FONTE: Jolivaldo Freitas, TRIBUNA DA BAHIA.
O jornal El País, de Madri, pergunta o porquê do brasileiro não ficar indignado com tanta maracutaia, rombo, fraude, furto, rapa, malversação, escambo, permuta, compadrismo, toma lá dá cá, companheirismo e corrupção. Quem tentar responder vai cair na seara da filosofia, na tese acadêmica e resvalar num trabalho antropológico longo chato e barroco. Ou ficar no simplismo e dizer na lata que todo brasileiro gosta de se dar bem e admira quem é mais “sabido” - aquele que consegue levar vantagem em tudo; dentro da máxima da velha e cada vez mais atual Lei de Gerson.
Qualquer um poderia se referir, naquela analogia colonialista (ou complexo de vira lata a que tanto se referiu Nelson Rodrigues), que em outro país mais desenvolvido o que acontece hoje no Ministério dos Transportes, onde dinheiro corre solto e mais rápido que Rubinho Barrichello na Fórmula 1; com ministro caindo e levando à sotavento todo o seu staff, como um séquito de peças de dominó envolto em lodaçal, seria motivo para alegria geral e irrestrita dos donos de funerárias, tantos seriam os suicídios, para fugir da eutanásia moral.
Por bem menos que isso meteu uma bala na cabeça esta semana o italiano Mario Cal, um dos gestores do San Raffaele Verzé Don Luigi, por não ter dinheiro para honrar os compromissos do hospital. Pouca coisa, nos padrões brasileiros. Lembro daquele caso, tempos passados, do ministro japonês da Agricultura, Toshikatsu Matsuoka, envolvido em um escândalo de corrupção, que cometeu suicídio. O escândalo era bem pequeno para nossos padrões.
Recentemente encontrei num vôo de Brasília um assessor de diretor de uma grande empresa mista (estatal e privada) e por acaso começamos a falar deste negócio agora que é empresa aérea cobrar a água mineral que serve, apresentar a conta dentro do avião quando o incauto pede um lanche e, pasme meu senhor e minha senhora, ter de dar um “por fora” para ser ajeitado numa poltrona que recline. Quem não paga viaja de castigo, quase que empalado. Tão ruim quanto andar no metrô de São Paulo na hora do rush.

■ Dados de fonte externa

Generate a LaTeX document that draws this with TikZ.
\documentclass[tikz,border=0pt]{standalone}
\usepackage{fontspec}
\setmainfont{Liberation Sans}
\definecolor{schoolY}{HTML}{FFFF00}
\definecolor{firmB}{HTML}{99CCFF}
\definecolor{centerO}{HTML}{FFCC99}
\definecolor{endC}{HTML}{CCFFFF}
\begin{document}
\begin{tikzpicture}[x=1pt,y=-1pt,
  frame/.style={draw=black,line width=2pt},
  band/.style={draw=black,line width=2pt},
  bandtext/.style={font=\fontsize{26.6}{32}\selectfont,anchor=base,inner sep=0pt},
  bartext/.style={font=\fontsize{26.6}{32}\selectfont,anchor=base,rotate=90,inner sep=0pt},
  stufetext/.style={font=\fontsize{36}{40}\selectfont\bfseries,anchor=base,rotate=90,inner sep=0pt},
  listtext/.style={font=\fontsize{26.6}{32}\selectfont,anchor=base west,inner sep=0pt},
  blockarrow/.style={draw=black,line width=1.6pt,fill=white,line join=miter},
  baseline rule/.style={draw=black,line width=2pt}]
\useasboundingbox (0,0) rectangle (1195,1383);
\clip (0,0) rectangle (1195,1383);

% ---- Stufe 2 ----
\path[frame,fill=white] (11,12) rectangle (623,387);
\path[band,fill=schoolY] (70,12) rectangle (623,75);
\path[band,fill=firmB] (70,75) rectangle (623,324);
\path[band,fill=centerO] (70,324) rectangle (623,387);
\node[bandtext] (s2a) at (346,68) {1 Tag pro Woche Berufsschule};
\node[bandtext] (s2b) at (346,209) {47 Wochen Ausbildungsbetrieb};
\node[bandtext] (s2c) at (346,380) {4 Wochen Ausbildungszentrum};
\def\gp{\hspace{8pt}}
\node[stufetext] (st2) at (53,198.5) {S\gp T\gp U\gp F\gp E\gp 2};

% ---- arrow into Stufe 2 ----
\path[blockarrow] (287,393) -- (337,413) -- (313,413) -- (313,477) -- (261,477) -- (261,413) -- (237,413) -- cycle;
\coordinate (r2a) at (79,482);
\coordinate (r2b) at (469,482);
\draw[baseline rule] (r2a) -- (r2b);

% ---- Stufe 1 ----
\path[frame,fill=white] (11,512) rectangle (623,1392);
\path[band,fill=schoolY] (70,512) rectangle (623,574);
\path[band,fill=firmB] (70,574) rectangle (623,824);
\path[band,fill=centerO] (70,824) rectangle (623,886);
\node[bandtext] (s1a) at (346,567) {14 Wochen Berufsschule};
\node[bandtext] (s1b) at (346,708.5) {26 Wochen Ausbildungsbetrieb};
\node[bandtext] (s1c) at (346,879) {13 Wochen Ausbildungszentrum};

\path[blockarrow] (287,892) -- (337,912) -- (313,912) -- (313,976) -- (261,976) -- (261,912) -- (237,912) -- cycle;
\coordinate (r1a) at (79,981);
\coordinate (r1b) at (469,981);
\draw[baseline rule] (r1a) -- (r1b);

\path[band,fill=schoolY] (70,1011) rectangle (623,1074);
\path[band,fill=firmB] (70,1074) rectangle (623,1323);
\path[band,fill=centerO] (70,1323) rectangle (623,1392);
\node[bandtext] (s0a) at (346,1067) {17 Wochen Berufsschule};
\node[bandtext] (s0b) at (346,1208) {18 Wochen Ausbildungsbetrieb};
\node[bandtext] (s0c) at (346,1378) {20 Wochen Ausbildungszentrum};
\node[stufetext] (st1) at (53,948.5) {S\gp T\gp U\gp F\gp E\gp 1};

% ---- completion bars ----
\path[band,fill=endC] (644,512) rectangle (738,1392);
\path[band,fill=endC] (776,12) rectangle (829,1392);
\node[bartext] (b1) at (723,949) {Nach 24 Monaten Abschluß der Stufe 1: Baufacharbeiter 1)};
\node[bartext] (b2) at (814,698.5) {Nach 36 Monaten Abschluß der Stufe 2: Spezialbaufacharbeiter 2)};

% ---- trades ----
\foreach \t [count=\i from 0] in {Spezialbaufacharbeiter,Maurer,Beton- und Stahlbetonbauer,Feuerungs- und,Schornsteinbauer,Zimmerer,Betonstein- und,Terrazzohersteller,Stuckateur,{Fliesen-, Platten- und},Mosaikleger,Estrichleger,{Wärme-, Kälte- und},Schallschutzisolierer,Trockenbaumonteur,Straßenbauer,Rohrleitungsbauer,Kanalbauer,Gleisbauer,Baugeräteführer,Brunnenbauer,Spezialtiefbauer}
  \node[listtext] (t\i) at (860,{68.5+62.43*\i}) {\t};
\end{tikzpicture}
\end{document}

Sem saber que o homem estava no meio do furacão de uma operação da Polícia Federal eu caí na besteira impensada de aproveitar que estava a criticar as empresas de avião e ações de marketing para baratear passagem, mas tratar mal os passageiros, observando que num país em que corrupção é tratada como folclore ou serve apenas para motivo de piada, nada mais me surpreendia. E acrescentei:
- Quando alguém é punido, tem de ser mosca morta, como aquele presidente de um clube de futebol lá do sertão, dos cafundós de Judas no ermo do imenso território baiano, que foi suspenso para sempre do glorioso esporte bretão, por ter oferecido uma mala preta para seu time ganhar. Veja o caso da CBF ou da Fifa: deu em Nada. Você viu a maracutaia na empresa...?
O homem me olhou de cima para baixo, respirou fundo e me disse que eu cuidasse da minha vida. Que seu eu não estava a par da realidade não esboçasse opinião. Que se eu provava que a diretoria tinha mesmo metido a mão? Que ele poderia me denunciar e ainda levar um troco por danos morais. Foi então que o identifiquei, pois sua cara estava estampada nos jornais. Gelei, claro!

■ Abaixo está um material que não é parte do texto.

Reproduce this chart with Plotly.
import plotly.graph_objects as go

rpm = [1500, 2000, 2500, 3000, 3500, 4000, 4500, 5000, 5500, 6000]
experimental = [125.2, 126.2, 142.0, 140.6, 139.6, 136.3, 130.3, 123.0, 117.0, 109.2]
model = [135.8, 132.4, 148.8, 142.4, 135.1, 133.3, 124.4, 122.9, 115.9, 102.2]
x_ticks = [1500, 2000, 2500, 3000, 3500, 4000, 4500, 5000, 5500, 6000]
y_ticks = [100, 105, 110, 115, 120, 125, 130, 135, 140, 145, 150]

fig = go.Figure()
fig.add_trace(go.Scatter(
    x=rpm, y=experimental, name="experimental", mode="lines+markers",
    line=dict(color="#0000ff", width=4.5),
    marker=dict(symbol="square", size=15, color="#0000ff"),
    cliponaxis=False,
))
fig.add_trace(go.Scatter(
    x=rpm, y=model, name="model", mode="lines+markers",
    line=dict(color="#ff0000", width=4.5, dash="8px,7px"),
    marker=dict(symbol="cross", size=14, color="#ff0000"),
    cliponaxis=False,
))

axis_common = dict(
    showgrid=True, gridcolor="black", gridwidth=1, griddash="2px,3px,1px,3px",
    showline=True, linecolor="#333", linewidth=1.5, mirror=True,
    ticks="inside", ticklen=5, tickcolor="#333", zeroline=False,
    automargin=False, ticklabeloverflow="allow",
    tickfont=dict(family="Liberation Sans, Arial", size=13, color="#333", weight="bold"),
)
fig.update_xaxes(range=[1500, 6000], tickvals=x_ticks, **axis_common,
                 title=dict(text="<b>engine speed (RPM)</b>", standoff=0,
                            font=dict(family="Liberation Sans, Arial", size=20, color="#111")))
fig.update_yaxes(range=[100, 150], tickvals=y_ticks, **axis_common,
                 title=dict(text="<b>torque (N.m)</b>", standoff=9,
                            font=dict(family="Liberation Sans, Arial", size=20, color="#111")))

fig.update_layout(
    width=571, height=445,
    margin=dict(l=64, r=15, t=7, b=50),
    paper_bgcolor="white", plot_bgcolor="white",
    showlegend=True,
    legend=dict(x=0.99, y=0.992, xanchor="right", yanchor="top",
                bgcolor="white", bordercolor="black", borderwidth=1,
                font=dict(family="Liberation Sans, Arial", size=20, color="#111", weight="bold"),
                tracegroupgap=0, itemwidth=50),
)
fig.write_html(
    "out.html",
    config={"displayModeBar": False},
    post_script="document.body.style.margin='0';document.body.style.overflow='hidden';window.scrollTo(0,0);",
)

Como nada mais tinha a dizer e todo mundo no avião já estava sem saber se olhava para ele para conferir a estampa ou olhava para mim sem nada entenderem (meu receio era que achassem que eu era cúmplice e a discussão seria pela divisão do butim), tentei ser agradável e sussurrei baixinho só para ele ouvir:
- Olha doutor, o senhor está com um tremendo mau hálito. O senhor pode estar com uma hérnia de hiato ou algum defeito da válvula cárdia. A halitose é muito perigosa.
- Você é médico? - Quem tem mau hálito é sua mãe –. E foi procurar outro lugar para sentar. Por castigo pegou uma poltrona dura e sem reclinar. Não adiantou ter roubado tanto. Viajou na classe D. E os passageiros não tiravam os olhos de mim.